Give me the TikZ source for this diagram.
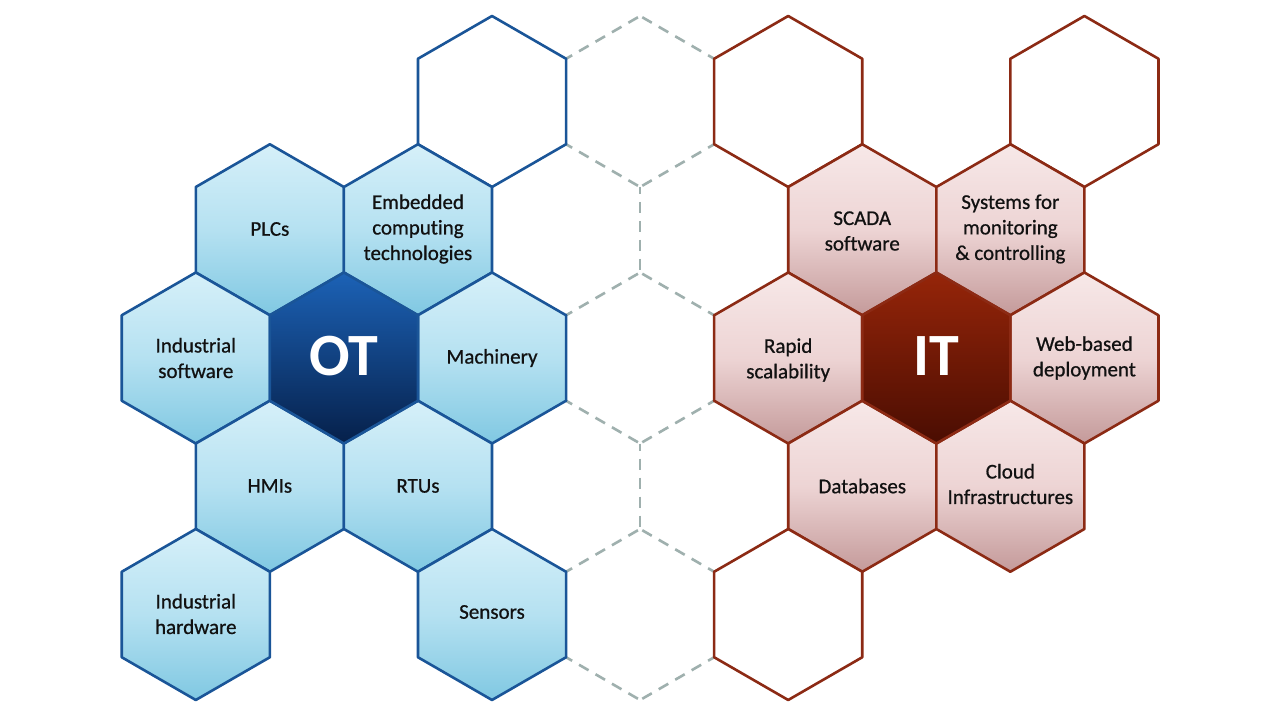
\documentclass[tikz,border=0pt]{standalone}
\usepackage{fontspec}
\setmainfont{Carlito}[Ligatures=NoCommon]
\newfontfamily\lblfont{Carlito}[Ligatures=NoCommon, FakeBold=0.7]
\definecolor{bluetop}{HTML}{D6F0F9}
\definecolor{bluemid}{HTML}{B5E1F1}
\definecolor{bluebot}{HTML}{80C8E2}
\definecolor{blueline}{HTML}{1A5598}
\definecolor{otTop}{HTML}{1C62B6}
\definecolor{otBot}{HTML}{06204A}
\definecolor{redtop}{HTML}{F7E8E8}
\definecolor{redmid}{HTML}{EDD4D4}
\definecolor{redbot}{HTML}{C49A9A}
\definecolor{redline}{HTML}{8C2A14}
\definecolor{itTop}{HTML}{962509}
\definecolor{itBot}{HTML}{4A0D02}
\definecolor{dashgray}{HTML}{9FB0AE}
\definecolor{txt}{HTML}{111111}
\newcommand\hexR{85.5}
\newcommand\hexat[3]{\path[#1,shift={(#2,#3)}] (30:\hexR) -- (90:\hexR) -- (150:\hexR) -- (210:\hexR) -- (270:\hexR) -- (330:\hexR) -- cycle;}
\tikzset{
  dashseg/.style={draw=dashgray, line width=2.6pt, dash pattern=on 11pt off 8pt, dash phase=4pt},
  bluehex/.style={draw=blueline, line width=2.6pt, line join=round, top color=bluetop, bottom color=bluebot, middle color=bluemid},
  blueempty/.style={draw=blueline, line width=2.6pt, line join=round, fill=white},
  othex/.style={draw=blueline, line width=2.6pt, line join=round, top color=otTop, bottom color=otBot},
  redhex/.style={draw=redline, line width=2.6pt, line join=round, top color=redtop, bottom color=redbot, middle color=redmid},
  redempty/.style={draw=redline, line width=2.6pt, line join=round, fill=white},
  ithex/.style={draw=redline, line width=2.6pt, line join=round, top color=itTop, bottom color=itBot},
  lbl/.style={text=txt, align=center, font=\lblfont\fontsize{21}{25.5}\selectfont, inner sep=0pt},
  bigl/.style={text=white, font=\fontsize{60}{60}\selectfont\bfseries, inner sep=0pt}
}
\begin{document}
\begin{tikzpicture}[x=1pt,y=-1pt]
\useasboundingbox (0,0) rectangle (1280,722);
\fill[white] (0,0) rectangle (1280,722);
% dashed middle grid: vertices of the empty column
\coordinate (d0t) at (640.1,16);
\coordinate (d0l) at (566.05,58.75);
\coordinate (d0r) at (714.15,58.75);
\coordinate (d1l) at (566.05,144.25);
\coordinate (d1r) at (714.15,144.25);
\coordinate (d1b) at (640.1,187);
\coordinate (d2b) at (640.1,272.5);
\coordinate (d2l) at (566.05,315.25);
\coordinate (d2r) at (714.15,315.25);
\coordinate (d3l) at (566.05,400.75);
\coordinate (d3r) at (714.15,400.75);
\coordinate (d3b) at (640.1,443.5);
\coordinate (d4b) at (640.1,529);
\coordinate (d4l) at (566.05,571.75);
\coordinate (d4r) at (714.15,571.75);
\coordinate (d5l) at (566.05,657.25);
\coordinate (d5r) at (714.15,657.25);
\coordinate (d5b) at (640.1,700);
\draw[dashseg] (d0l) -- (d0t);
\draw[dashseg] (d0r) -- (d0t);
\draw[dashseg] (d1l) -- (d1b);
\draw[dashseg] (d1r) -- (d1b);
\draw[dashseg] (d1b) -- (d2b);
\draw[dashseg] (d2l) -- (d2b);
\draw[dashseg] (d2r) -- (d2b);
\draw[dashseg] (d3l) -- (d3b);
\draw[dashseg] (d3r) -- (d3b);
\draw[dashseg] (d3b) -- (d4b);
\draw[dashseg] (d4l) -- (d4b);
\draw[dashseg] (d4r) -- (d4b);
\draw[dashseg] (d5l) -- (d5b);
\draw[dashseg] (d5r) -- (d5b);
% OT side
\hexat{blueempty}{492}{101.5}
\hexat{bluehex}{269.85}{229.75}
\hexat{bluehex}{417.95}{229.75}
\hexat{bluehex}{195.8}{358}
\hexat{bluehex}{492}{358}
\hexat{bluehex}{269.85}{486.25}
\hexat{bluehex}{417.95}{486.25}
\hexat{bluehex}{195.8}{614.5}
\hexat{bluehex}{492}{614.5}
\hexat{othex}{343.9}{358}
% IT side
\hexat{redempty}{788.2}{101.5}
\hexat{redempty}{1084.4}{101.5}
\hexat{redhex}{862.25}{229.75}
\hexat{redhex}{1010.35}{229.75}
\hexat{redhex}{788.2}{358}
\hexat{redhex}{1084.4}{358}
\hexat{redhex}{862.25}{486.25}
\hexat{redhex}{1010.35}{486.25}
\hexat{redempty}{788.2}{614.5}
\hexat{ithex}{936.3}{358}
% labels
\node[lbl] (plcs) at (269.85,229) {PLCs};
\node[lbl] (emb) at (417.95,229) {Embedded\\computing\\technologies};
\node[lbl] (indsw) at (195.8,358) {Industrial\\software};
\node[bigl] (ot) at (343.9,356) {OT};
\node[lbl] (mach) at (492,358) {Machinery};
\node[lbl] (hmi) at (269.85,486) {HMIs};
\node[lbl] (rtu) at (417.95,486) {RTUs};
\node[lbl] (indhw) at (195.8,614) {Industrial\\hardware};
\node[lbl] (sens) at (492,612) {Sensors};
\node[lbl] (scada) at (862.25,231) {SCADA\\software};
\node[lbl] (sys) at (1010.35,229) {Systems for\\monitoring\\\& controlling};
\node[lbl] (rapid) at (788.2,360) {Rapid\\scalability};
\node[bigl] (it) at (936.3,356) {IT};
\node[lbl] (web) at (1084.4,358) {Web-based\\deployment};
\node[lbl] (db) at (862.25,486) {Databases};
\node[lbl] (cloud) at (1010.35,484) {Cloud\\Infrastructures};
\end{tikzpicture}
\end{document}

## Objective
All of the data above should be transcribed verbatim, with pictures omitted.

## Final answer
Give me the TikZ source for this diagram.
\documentclass[tikz,border=0pt]{standalone}
\usepackage{fontspec}
\setmainfont{Carlito}[Ligatures=NoCommon]
\newfontfamily\lblfont{Carlito}[Ligatures=NoCommon, FakeBold=0.7]
\definecolor{bluetop}{HTML}{D6F0F9}
\definecolor{bluemid}{HTML}{B5E1F1}
\definecolor{bluebot}{HTML}{80C8E2}
\definecolor{blueline}{HTML}{1A5598}
\definecolor{otTop}{HTML}{1C62B6}
\definecolor{otBot}{HTML}{06204A}
\definecolor{redtop}{HTML}{F7E8E8}
\definecolor{redmid}{HTML}{EDD4D4}
\definecolor{redbot}{HTML}{C49A9A}
\definecolor{redline}{HTML}{8C2A14}
\definecolor{itTop}{HTML}{962509}
\definecolor{itBot}{HTML}{4A0D02}
\definecolor{dashgray}{HTML}{9FB0AE}
\definecolor{txt}{HTML}{111111}
\newcommand\hexR{85.5}
\newcommand\hexat[3]{\path[#1,shift={(#2,#3)}] (30:\hexR) -- (90:\hexR) -- (150:\hexR) -- (210:\hexR) -- (270:\hexR) -- (330:\hexR) -- cycle;}
\tikzset{
  dashseg/.style={draw=dashgray, line width=2.6pt, dash pattern=on 11pt off 8pt, dash phase=4pt},
  bluehex/.style={draw=blueline, line width=2.6pt, line join=round, top color=bluetop, bottom color=bluebot, middle color=bluemid},
  blueempty/.style={draw=blueline, line width=2.6pt, line join=round, fill=white},
  othex/.style={draw=blueline, line width=2.6pt, line join=round, top color=otTop, bottom color=otBot},
  redhex/.style={draw=redline, line width=2.6pt, line join=round, top color=redtop, bottom color=redbot, middle color=redmid},
  redempty/.style={draw=redline, line width=2.6pt, line join=round, fill=white},
  ithex/.style={draw=redline, line width=2.6pt, line join=round, top color=itTop, bottom color=itBot},
  lbl/.style={text=txt, align=center, font=\lblfont\fontsize{21}{25.5}\selectfont, inner sep=0pt},
  bigl/.style={text=white, font=\fontsize{60}{60}\selectfont\bfseries, inner sep=0pt}
}
\begin{document}
\begin{tikzpicture}[x=1pt,y=-1pt]
\useasboundingbox (0,0) rectangle (1280,722);
\fill[white] (0,0) rectangle (1280,722);
% dashed middle grid: vertices of the empty column
\coordinate (d0t) at (640.1,16);
\coordinate (d0l) at (566.05,58.75);
\coordinate (d0r) at (714.15,58.75);
\coordinate (d1l) at (566.05,144.25);
\coordinate (d1r) at (714.15,144.25);
\coordinate (d1b) at (640.1,187);
\coordinate (d2b) at (640.1,272.5);
\coordinate (d2l) at (566.05,315.25);
\coordinate (d2r) at (714.15,315.25);
\coordinate (d3l) at (566.05,400.75);
\coordinate (d3r) at (714.15,400.75);
\coordinate (d3b) at (640.1,443.5);
\coordinate (d4b) at (640.1,529);
\coordinate (d4l) at (566.05,571.75);
\coordinate (d4r) at (714.15,571.75);
\coordinate (d5l) at (566.05,657.25);
\coordinate (d5r) at (714.15,657.25);
\coordinate (d5b) at (640.1,700);
\draw[dashseg] (d0l) -- (d0t);
\draw[dashseg] (d0r) -- (d0t);
\draw[dashseg] (d1l) -- (d1b);
\draw[dashseg] (d1r) -- (d1b);
\draw[dashseg] (d1b) -- (d2b);
\draw[dashseg] (d2l) -- (d2b);
\draw[dashseg] (d2r) -- (d2b);
\draw[dashseg] (d3l) -- (d3b);
\draw[dashseg] (d3r) -- (d3b);
\draw[dashseg] (d3b) -- (d4b);
\draw[dashseg] (d4l) -- (d4b);
\draw[dashseg] (d4r) -- (d4b);
\draw[dashseg] (d5l) -- (d5b);
\draw[dashseg] (d5r) -- (d5b);
% OT side
\hexat{blueempty}{492}{101.5}
\hexat{bluehex}{269.85}{229.75}
\hexat{bluehex}{417.95}{229.75}
\hexat{bluehex}{195.8}{358}
\hexat{bluehex}{492}{358}
\hexat{bluehex}{269.85}{486.25}
\hexat{bluehex}{417.95}{486.25}
\hexat{bluehex}{195.8}{614.5}
\hexat{bluehex}{492}{614.5}
\hexat{othex}{343.9}{358}
% IT side
\hexat{redempty}{788.2}{101.5}
\hexat{redempty}{1084.4}{101.5}
\hexat{redhex}{862.25}{229.75}
\hexat{redhex}{1010.35}{229.75}
\hexat{redhex}{788.2}{358}
\hexat{redhex}{1084.4}{358}
\hexat{redhex}{862.25}{486.25}
\hexat{redhex}{1010.35}{486.25}
\hexat{redempty}{788.2}{614.5}
\hexat{ithex}{936.3}{358}
% labels
\node[lbl] (plcs) at (269.85,229) {PLCs};
\node[lbl] (emb) at (417.95,229) {Embedded\\computing\\technologies};
\node[lbl] (indsw) at (195.8,358) {Industrial\\software};
\node[bigl] (ot) at (343.9,356) {OT};
\node[lbl] (mach) at (492,358) {Machinery};
\node[lbl] (hmi) at (269.85,486) {HMIs};
\node[lbl] (rtu) at (417.95,486) {RTUs};
\node[lbl] (indhw) at (195.8,614) {Industrial\\hardware};
\node[lbl] (sens) at (492,612) {Sensors};
\node[lbl] (scada) at (862.25,231) {SCADA\\software};
\node[lbl] (sys) at (1010.35,229) {Systems for\\monitoring\\\& controlling};
\node[lbl] (rapid) at (788.2,360) {Rapid\\scalability};
\node[bigl] (it) at (936.3,356) {IT};
\node[lbl] (web) at (1084.4,358) {Web-based\\deployment};
\node[lbl] (db) at (862.25,486) {Databases};
\node[lbl] (cloud) at (1010.35,484) {Cloud\\Infrastructures};
\end{tikzpicture}
\end{document}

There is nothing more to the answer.